I understand that Stephen Bloom’s Judaism, both by faith and culture, is outside the Iowa norm. And, in spite of his obvious hyperbole, he probably has been approached by an evangelical or two. Just as I have – in Nebraska, Kansas, Virginia, New York City and Washington, D.C. In fact, in my experience, the person who most strongly challenged my Catholic upbringing and proselytized me to the point of tears was my own mother-in-law. And she would have told you up front that she was no Iowan. Proudly born and bred in the diverse city of Chicago, she was a military wife who traveled the world. She would also be the first to take offense at her son using the phrase, “Come-to-Jesus meeting,” that Bloom holds up as evidence of Iowans’ pervasive Bible-thumping. FYI, Mr. Bloom, the deeply devout find that a use of the Lord’s name in vain. If you really hear it that often, it’s being said by us unrepentant sinners.

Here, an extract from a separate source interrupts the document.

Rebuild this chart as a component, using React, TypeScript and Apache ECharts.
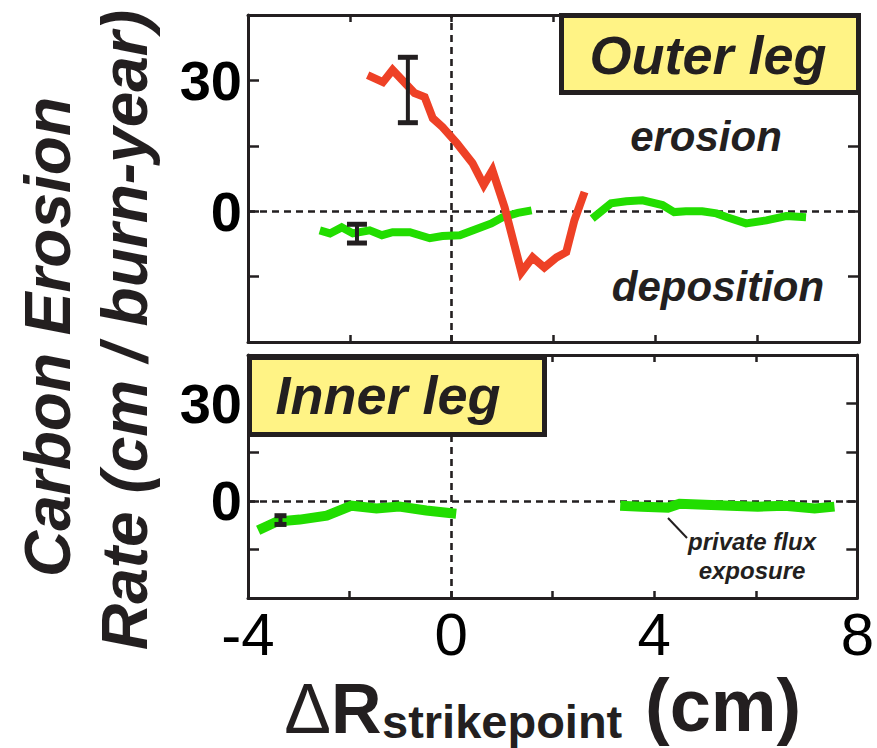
import React, { useEffect, useRef } from "react";
import * as echarts from "echarts";

// ---------- data (cm, cm/burn-year) ----------
const outerRedX = [-1.65, -1.35, -1.16, -0.73, -0.53, -0.37, -0.18, 0.1, 0.41, 0.63, 0.8, 1.04, 1.37, 1.59, 1.82, 2.06, 2.25, 2.41, 2.61];
const outerRedY = [31.2, 29.6, 32.4, 27.1, 26.2, 21.3, 19.3, 15.6, 11.0, 6.0, 9.4, 0.9, -14.0, -10.6, -12.9, -10.6, -9.4, -2.1, 4.4];

const outerGreenAX = [-2.59, -2.39, -2.16, -1.94, -1.61, -1.37, -1.16, -0.82, -0.43, -0.18, 0.16, 0.41, 0.78, 1.0, 1.3, 1.57];
const outerGreenAY = [-4.4, -5.1, -3.7, -5.1, -4.4, -5.5, -4.8, -4.8, -6.2, -5.7, -5.5, -4.4, -2.8, -1.4, -0.4, 0.2];
const outerGreenBX = [2.76, 3.13, 3.43, 3.75, 4.14, 4.37, 4.6, 4.92, 5.2, 5.41, 5.78, 6.18, 6.57, 6.96];
const outerGreenBY = [-1.7, 1.8, 2.3, 2.5, 1.4, -0.2, 0.0, 0.0, -0.5, -1.4, -2.8, -2.1, -1.1, -1.4];

const innerGreenAX = [-3.8, -3.43, -2.98, -2.45, -1.96, -1.47, -1.02, -0.49, 0.1];
const innerGreenAY = [-9.1, -6.4, -5.8, -4.6, -1.5, -2.4, -1.8, -3.0, -4.0];
const innerGreenBX = [3.33, 3.75, 4.27, 4.5, 5.0, 5.5, 6.04, 6.57, 7.16, 7.55];
const innerGreenBY = [-1.5, -1.8, -2.1, -0.9, -1.2, -1.5, -1.8, -1.5, -2.4, -1.8];

// error bars: [x, low, high]
const outerErrors = [
  [-0.86, 20.3, 35.3],
  [-1.86, -7.3, -3.0],
];
const innerErrors = [[-3.36, -7.3, -4.6]];

const xTickLabels = [-4, 0, 4, 8];
const yTickLabels = [0, 30];

// ---------- style ----------
const FONT = "'Liberation Sans', Arial, Helvetica, sans-serif";
const INK = "#231f20";
const RED = "#ee4126";
const GREEN = "#22dd00";
const YELLOW = "#fff385";

const zip = (xs: number[], ys: number[]) => xs.map((x, i) => [x, ys[i]]);

export default function App() {
  const ref = useRef<HTMLDivElement>(null);

  useEffect(() => {
    if (!ref.current) return;
    const chart = echarts.init(ref.current, null, { renderer: "svg" });

    const xAxis = (gridIndex: number, position: string, showLabels: boolean) => ({
      type: "value",
      gridIndex,
      position,
      min: -4,
      max: 8,
      interval: 2,
      axisLine: { show: true, onZero: false, lineStyle: { color: INK, width: 3 } },
      axisTick: { show: true, inside: true, length: 7, lineStyle: { color: INK, width: 2.5 } },
      axisLabel: showLabels
        ? {
            show: true,
            showMinLabel: true,
            showMaxLabel: true,
            margin: 6,
            color: "#000",
            fontFamily: FONT,
            fontSize: 60,
            fontWeight: "normal",
            formatter: (v: number) => (xTickLabels.includes(v) ? String(v) : ""),
          }
        : { show: false },
      splitLine: { show: false },
    });

    const yAxis = (gridIndex: number, position: string, showLabels: boolean) => ({
      type: "value",
      gridIndex,
      position,
      min: -30,
      max: 45,
      interval: 15,
      axisLine: { show: true, onZero: false, lineStyle: { color: INK, width: 3 } },
      axisTick: { show: true, inside: true, length: 11, lineStyle: { color: INK, width: 2.5 } },
      axisLabel: showLabels
        ? {
            show: true,
            margin: 6,
            color: "#000",
            fontFamily: FONT,
            fontSize: 56,
            fontWeight: "bold",
            formatter: (v: number) => (yTickLabels.includes(v) ? String(v) : ""),
          }
        : { show: false },
      splitLine: { show: false },
    });

    const lineSeries = (xi: number, yi: number, data: number[][], color: string, z: number, width: number) => ({
      type: "line",
      xAxisIndex: xi,
      yAxisIndex: yi,
      data,
      symbol: "none",
      showSymbol: false,
      silent: true,
      z,
      lineStyle: { color, width, cap: "butt", join: "miter" },
    });

    const errorSeries = (xi: number, yi: number, data: number[][], capHalf: number) => ({
      type: "custom",
      xAxisIndex: xi,
      yAxisIndex: yi,
      data,
      z: 10,
      silent: true,
      encode: { x: 0, y: [1, 2] },
      renderItem: (params: any, api: any) => {
        const x = api.value(0);
        const lo = api.coord([x, api.value(1)]);
        const hi = api.coord([x, api.value(2)]);
        const st = { stroke: INK, lineWidth: 4 };
        const cst = { stroke: INK, lineWidth: 5 };
        return {
          type: "group",
          children: [
            { type: "line", shape: { x1: lo[0], y1: lo[1], x2: hi[0], y2: hi[1] }, style: st },
            { type: "line", shape: { x1: lo[0] - capHalf, y1: lo[1], x2: lo[0] + capHalf, y2: lo[1] }, style: cst },
            { type: "line", shape: { x1: hi[0] - capHalf, y1: hi[1], x2: hi[0] + capHalf, y2: hi[1] }, style: cst },
          ],
        };
      },
    });

    const refLines = (xi: number, yi: number) => ({
      type: "line",
      xAxisIndex: xi,
      yAxisIndex: yi,
      data: [],
      silent: true,
      z: 1,
      markLine: {
        silent: true,
        z: 1,
        symbol: ["none", "none"],
        label: { show: false },
        lineStyle: { color: INK, width: 2.6, type: [7, 5] },
        data: [{ xAxis: 0 }, { yAxis: 0 }],
      },
    });

    const T = (
      text: string,
      x: number,
      y: number,
      fontSize: number,
      opts: any = {}
    ) => ({
      type: "text",
      x,
      y,
      z: 120,
      rotation: opts.rotation || 0,
      style: {
        text,
        fill: INK,
        fontFamily: FONT,
        fontSize,
        fontWeight: opts.weight || "bold",
        fontStyle: opts.style || "italic",
        align: opts.align || "center",
        textAlign: opts.align || "center",
        verticalAlign: "middle",
        textVerticalAlign: "middle",
        lineHeight: opts.lineHeight,
      },
    });

    const option: any = {
      animation: false,
      backgroundColor: "#ffffff",
      grid: [
        { left: 248, top: 15, width: 611, height: 327 },
        { left: 248, top: 355, width: 611, height: 243 },
      ],
      xAxis: [xAxis(0, "bottom", false), xAxis(0, "top", false), xAxis(1, "bottom", true), xAxis(1, "top", false)],
      yAxis: [yAxis(0, "left", true), yAxis(0, "right", false), yAxis(1, "left", true), yAxis(1, "right", false)],
      series: [
        refLines(0, 0),
        refLines(2, 2),
        lineSeries(0, 0, zip(outerGreenAX, outerGreenAY), GREEN, 3, 8),
        lineSeries(0, 0, zip(outerGreenBX, outerGreenBY), GREEN, 3, 8),
        lineSeries(0, 0, zip(outerRedX, outerRedY), RED, 4, 8),
        lineSeries(2, 2, zip(innerGreenAX, innerGreenAY), GREEN, 3, 10),
        lineSeries(2, 2, zip(innerGreenBX, innerGreenBY), GREEN, 3, 10),
        errorSeries(0, 0, outerErrors, 10),
        errorSeries(2, 2, innerErrors, 6),
      ],
      graphic: [
        // legend boxes
        {
          type: "rect",
          z: 110,
          shape: { x: 561.5, y: 15.5, width: 297, height: 77 },
          style: { fill: YELLOW, stroke: INK, lineWidth: 5 },
        },
        T("Outer leg", 708, 55, 54),
        {
          type: "rect",
          z: 110,
          shape: { x: 249.5, y: 357.5, width: 295, height: 77 },
          style: { fill: YELLOW, stroke: INK, lineWidth: 5 },
        },
        T("Inner leg", 388, 395, 54),
        // region annotations
        T("erosion", 706, 136, 42),
        T("deposition", 718, 286, 42),
        T("private flux\nexposure", 752, 556, 24, { lineHeight: 29 }),
        {
          type: "line",
          z: 110,
          shape: { x1: 668, y1: 518, x2: 687, y2: 538 },
          style: { stroke: INK, lineWidth: 2 },
        },
        // y axis title (two lines, reading bottom to top)
        T("Carbon Erosion", 48, 337, 64, { rotation: Math.PI / 2 }),
        T("Rate (cm / burn-year)", 125, 330, 64, { rotation: Math.PI / 2 }),
        // x axis title
        T("\u0394", 331, 709, 70, { weight: "normal", style: "normal", align: "right" }),
        T("R", 331, 709, 70, { style: "normal", align: "left" }),
        T("strikepoint", 382, 721, 47, { style: "normal", align: "left" }),
        T("(cm)", 645, 705, 74, { style: "normal", align: "left" }),
      ],
    };

    chart.setOption(option);
    return () => chart.dispose();
  }, []);

  return (
    <div
      ref={ref}
      style={{ position: "absolute", left: 0, top: 0, width: 877, height: 748, background: "#fff" }}
    />
  );
}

If, after 20 years living in Iowa, Bloom still feels like an outsider, maybe the time has come for him to look inward. My mother was just as different. But she embraced her neighbors. She generously answered their questions. And if one or two were put awkwardly, well, she reminded herself that they forgave her inborn bluntness and city-bred impatience. Sure, there were times when she felt uncomfortable. But she knew clods are not unique to Iowa, and if she let a few make her feel bad, that had more to do with herself than them. She found her own, special way to be part of the community, a gem among them, loved for the very differences that could have been so divisive. When she died she was sincerely mourned and deeply missed.
Mr. Bloom, my family was different by Iowa standards. Just as different as yours. And yet somehow, no matter where I live now (and being married to a journalist, I seem to always be on the move), I still consider Iowa home. I still love it, with a gut-level sense of belonging that can only be described as a family tie.
I suggest, Mr. Bloom, you follow an Iowa farm boy’s advice. Don’t blame others for your discomfort. Oh, and by the way, that farm boy owned many dogs but never took one of them hunting. They were family pets. Just like yours.